LOUISVILLE, Ky. (WAVE) - Oldham County athletes and parents raised their voices in response to a rise in COVID-19 cases across Kentucky.
Dozens of people gathered at Wendell Moore Park in Oldham County on Monday for a ‘Let Us Play’ rally, calling for district leaders to resume winter sports.
“What we’re doing right now is like a movement,” Luke Anderson said. “We’re letting our voices be heard.”
Anderson is used to running the floor as a member of the North Oldham High School basketball team. On Monday, he was standing with his teammates to get back on the hardwood.
“[They] keep pushing the weeks back and we just really want to play,” Anderson said.
Anderson and his teammates were joined by several other teams from two county schools.
Anna Gracy and the North Oldham High School cheerleaders built a pyramid of support for their fellow athletes in attendance.
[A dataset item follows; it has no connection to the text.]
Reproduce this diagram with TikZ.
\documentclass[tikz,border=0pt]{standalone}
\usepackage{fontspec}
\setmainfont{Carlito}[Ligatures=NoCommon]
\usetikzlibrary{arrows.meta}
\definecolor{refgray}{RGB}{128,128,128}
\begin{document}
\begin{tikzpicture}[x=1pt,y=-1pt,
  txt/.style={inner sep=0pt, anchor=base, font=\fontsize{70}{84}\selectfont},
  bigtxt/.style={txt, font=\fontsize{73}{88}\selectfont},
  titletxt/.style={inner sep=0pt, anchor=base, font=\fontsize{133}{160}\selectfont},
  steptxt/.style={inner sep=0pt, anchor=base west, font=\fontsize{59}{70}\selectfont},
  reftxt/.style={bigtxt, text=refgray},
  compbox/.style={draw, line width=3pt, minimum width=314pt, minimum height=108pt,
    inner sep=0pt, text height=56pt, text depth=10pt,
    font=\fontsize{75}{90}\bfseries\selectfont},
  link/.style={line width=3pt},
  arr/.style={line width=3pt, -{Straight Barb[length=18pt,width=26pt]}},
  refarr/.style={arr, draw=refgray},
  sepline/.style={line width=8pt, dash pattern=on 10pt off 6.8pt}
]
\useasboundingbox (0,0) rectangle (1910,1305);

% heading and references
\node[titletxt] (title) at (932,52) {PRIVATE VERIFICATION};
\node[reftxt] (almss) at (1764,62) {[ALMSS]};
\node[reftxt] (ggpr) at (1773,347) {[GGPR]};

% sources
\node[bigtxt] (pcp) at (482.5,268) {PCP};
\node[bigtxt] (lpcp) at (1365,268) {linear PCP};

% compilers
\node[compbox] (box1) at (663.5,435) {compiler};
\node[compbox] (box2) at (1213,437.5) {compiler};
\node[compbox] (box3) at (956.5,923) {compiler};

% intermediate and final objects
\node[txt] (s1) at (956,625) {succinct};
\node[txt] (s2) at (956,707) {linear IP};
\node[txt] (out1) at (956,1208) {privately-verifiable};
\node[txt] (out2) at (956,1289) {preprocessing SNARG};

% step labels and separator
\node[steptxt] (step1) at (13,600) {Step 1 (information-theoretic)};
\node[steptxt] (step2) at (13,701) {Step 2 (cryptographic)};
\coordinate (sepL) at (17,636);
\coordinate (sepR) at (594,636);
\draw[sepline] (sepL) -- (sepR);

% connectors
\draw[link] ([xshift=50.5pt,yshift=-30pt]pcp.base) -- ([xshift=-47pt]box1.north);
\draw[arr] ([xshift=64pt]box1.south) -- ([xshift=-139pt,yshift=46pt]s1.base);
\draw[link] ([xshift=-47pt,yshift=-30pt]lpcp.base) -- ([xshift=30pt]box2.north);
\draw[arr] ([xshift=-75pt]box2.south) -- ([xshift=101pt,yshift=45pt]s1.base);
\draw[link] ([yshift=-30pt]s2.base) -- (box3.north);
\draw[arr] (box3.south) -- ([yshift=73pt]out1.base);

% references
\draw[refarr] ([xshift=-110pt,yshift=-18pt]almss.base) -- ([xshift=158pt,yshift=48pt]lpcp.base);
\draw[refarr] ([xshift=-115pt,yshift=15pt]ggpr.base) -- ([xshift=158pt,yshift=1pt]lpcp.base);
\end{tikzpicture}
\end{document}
“We’ve been having moments where we get really excited, and we’re like, ‘okay all of this being masked up all the time, being six feet apart has been worth it,’” senior Anna Gracy said. “Now, we get a message a week later and they’re like, ‘Sorry, it’s actually canceled again. We’re actually going into quarantine.’ So, is it really worth it?”
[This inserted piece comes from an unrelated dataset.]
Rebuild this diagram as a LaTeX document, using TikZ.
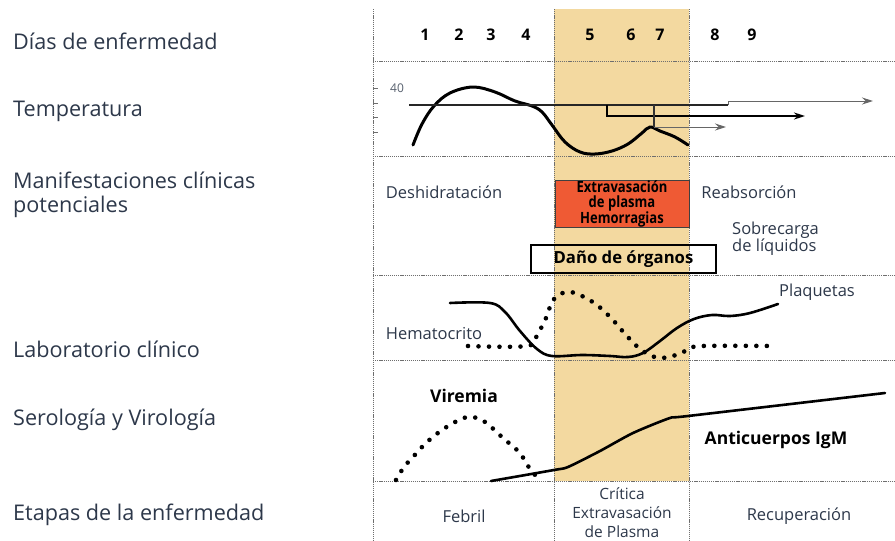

According to a KHSAA spokesperson, Oldham County is one of four Kentucky public school districts that have pushed back winter sports. The other three are Jefferson, Fort Campbell and Fort Knox.
In a statement, Oldham County Communications Director Lori McDowell said, “winter sports have continued to practice, although we put a temporary pause on games. The plan is to resume games Friday, January 15, if we see a steadying of active positive cases in our community. We hope to have a decision on this by tomorrow or Wednesday, but this remains a fluid situation. Our goal remains to complete a full season of games.”
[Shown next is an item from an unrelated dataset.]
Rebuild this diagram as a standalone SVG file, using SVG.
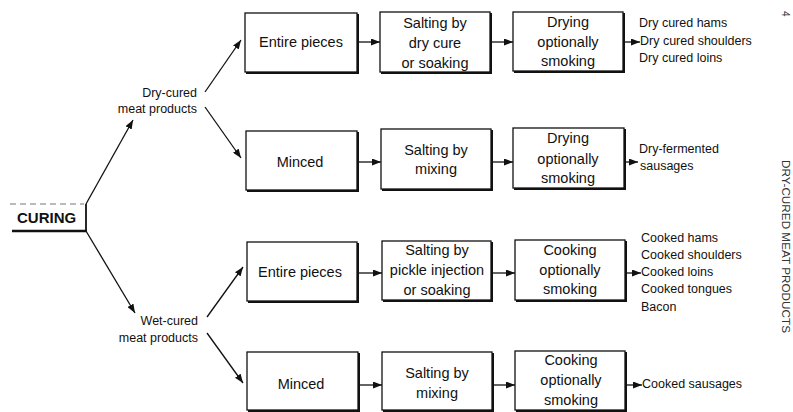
<svg xmlns="http://www.w3.org/2000/svg" width="793" height="412" viewBox="0 0 793 412">
<style>
.bx{fill:#fff;stroke:#111;stroke-width:1.3}
.sh{fill:none;stroke:#111;stroke-width:2}
.t{font-family:"Liberation Sans",Arial,sans-serif;font-size:14.5px;fill:#111;text-anchor:middle}
.o{font-family:"Liberation Sans",Arial,sans-serif;font-size:12.5px;fill:#111}
.l{font-family:"Liberation Sans",Arial,sans-serif;font-size:12.5px;fill:#111;text-anchor:end}
.c{fill:none;stroke:#111;stroke-width:1.3}
</style>
<defs>
<marker id="ah" markerWidth="9" markerHeight="7" refX="9" refY="3.5" orient="auto" markerUnits="userSpaceOnUse">
<path d="M0,0 L9,3.5 L0,7 z" fill="#111"/>
</marker>
</defs>
<rect width="793" height="412" fill="#fff"/>

<g id="curing">
<line x1="10" y1="204" x2="84" y2="204" stroke="#777" stroke-width="1" stroke-dasharray="6,4"/>
<text x="17" y="223" font-family="'Liberation Sans',Arial,sans-serif" font-size="15px" font-weight="bold" fill="#111">CURING</text>
<line x1="12" y1="231" x2="87" y2="231" stroke="#111" stroke-width="2.6"/>
<line x1="86" y1="204" x2="86" y2="232" stroke="#111" stroke-width="1.8"/>
</g>

<g id="dry-cured">
<text class="l" x="197" y="97">Dry-cured</text>
<text class="l" x="197" y="113">meat products</text>
</g>
<g id="wet-cured">
<text class="l" x="198" y="325">Wet-cured</text>
<text class="l" x="198" y="342">meat products</text>
</g>

<g id="r1c1"><rect class="bx" x="245" y="13" width="112" height="59"/><path class="sh" d="M246,73 H358 V14"/><text class="t" x="301" y="47">Entire pieces</text></g>
<g id="r1c2"><rect class="bx" x="380" y="12" width="110" height="60"/><path class="sh" d="M381,73 H491 V13"/><text class="t" x="435" y="28">Salting by</text><text class="t" x="435" y="48">dry cure</text><text class="t" x="435" y="68">or soaking</text></g>
<g id="r1c3"><rect class="bx" x="513" y="12" width="110" height="59"/><path class="sh" d="M514,72 H624 V13"/><text class="t" x="568" y="27">Drying</text><text class="t" x="568" y="47">optionally</text><text class="t" x="568" y="66">smoking</text></g>
<g id="r1out"><text class="o" x="639" y="27">Dry cured hams</text><text class="o" x="640" y="45">Dry cured shoulders</text><text class="o" x="639" y="62">Dry cured loins</text></g>

<g id="r2c1"><rect class="bx" x="246" y="131" width="111" height="59"/><path class="sh" d="M247,191 H358 V132"/><text class="t" x="300" y="167">Minced</text></g>
<g id="r2c2"><rect class="bx" x="381" y="129" width="110" height="60"/><path class="sh" d="M382,190 H492 V130"/><text class="t" x="436" y="155">Salting by</text><text class="t" x="436" y="174">mixing</text></g>
<g id="r2c3"><rect class="bx" x="513" y="128" width="111" height="60"/><path class="sh" d="M514,189 H625 V129"/><text class="t" x="568" y="143">Drying</text><text class="t" x="568" y="164">optionally</text><text class="t" x="568" y="183">smoking</text></g>
<g id="r2out"><text class="o" x="639" y="153">Dry-fermented</text><text class="o" x="640" y="170">sausages</text></g>

<g id="r3c1"><rect class="bx" x="247" y="242" width="110" height="59"/><path class="sh" d="M248,302 H358 V243"/><text class="t" x="300" y="277">Entire pieces</text></g>
<g id="r3c2"><rect class="bx" x="382" y="241" width="109" height="59"/><path class="sh" d="M383,301 H492 V242"/><text class="t" x="437" y="255">Salting by</text><text class="t" x="437" y="275">pickle injection</text><text class="t" x="437" y="295">or soaking</text></g>
<g id="r3c3"><rect class="bx" x="515" y="240" width="110" height="60"/><path class="sh" d="M516,301 H626 V241"/><text class="t" x="570" y="255">Cooking</text><text class="t" x="570" y="275">optionally</text><text class="t" x="570" y="294">smoking</text></g>
<g id="r3out"><text class="o" x="641" y="242">Cooked hams</text><text class="o" x="641" y="259">Cooked shoulders</text><text class="o" x="641" y="276">Cooked loins</text><text class="o" x="641" y="293">Cooked tongues</text><text class="o" x="641" y="311">Bacon</text></g>

<g id="r4c1"><rect class="bx" x="247" y="352" width="111" height="58"/><path class="sh" d="M248,411 H359 V353"/><text class="t" x="301" y="389">Minced</text></g>
<g id="r4c2"><rect class="bx" x="382" y="352" width="110" height="58"/><path class="sh" d="M383,411 H493 V353"/><text class="t" x="437" y="378">Salting by</text><text class="t" x="437" y="398">mixing</text></g>
<g id="r4c3"><rect class="bx" x="515" y="351" width="110" height="59"/><path class="sh" d="M516,411 H626 V352"/><text class="t" x="571" y="365">Cooking</text><text class="t" x="571" y="385">optionally</text><text class="t" x="571" y="405">smoking</text></g>
<g id="r4out"><text class="o" x="642" y="388">Cooked sausages</text></g>

<g id="connectors">
<line class="c" x1="86" y1="204" x2="133" y2="120" marker-end="url(#ah)"/>
<line class="c" x1="86" y1="231" x2="135" y2="313" marker-end="url(#ah)"/>
<line class="c" x1="205" y1="92" x2="241" y2="40" marker-end="url(#ah)"/>
<line class="c" x1="205" y1="107" x2="241" y2="158" marker-end="url(#ah)"/>
<line class="c" x1="207" y1="317" x2="243" y2="267" marker-end="url(#ah)"/>
<line class="c" x1="207" y1="333" x2="243" y2="383" marker-end="url(#ah)"/>
<line class="c" x1="358" y1="42" x2="380" y2="42" marker-end="url(#ah)"/>
<line class="c" x1="491" y1="42" x2="513" y2="42" marker-end="url(#ah)"/>
<line class="c" x1="624" y1="42" x2="640" y2="42" marker-end="url(#ah)"/>
<line class="c" x1="358" y1="162" x2="381" y2="162" marker-end="url(#ah)"/>
<line class="c" x1="492" y1="162" x2="513" y2="162" marker-end="url(#ah)"/>
<line class="c" x1="625" y1="162" x2="638" y2="162" marker-end="url(#ah)"/>
<line class="c" x1="358" y1="273" x2="382" y2="273" marker-end="url(#ah)"/>
<line class="c" x1="492" y1="273" x2="515" y2="273" marker-end="url(#ah)"/>
<line class="c" x1="626" y1="273" x2="641" y2="273" marker-end="url(#ah)"/>
<line class="c" x1="359" y1="385" x2="382" y2="385" marker-end="url(#ah)"/>
<line class="c" x1="493" y1="385" x2="515" y2="385" marker-end="url(#ah)"/>
<line class="c" x1="626" y1="385" x2="642" y2="385" marker-end="url(#ah)"/>
</g>

<g id="margin">
<text x="782" y="11" transform="rotate(90 782 11)" font-family="'Liberation Sans',Arial,sans-serif" font-size="10px" fill="#333">4</text>
<text x="782" y="160" transform="rotate(90 782 160)" font-family="'Liberation Sans',Arial,sans-serif" font-size="10.5px" fill="#333" textLength="173" lengthAdjust="spacingAndGlyphs">DRY-CURED MEAT PRODUCTS</text>
</g>
</svg>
McDowell also said that six Oldham County teams are currently quarantined due to COVID-19.
The students and parents in attendance Monday acknowledged the dangers of the coronavirus, but said they trust school officials to keep them safe if sports can resume.
“We acknowledge how dangerous COVID is, but we would take the right precautions,” senior cheerleader Jasmine Bonaccorso said. “It’s just hard to be able to practice, but not be able to show our community how we can support each other.”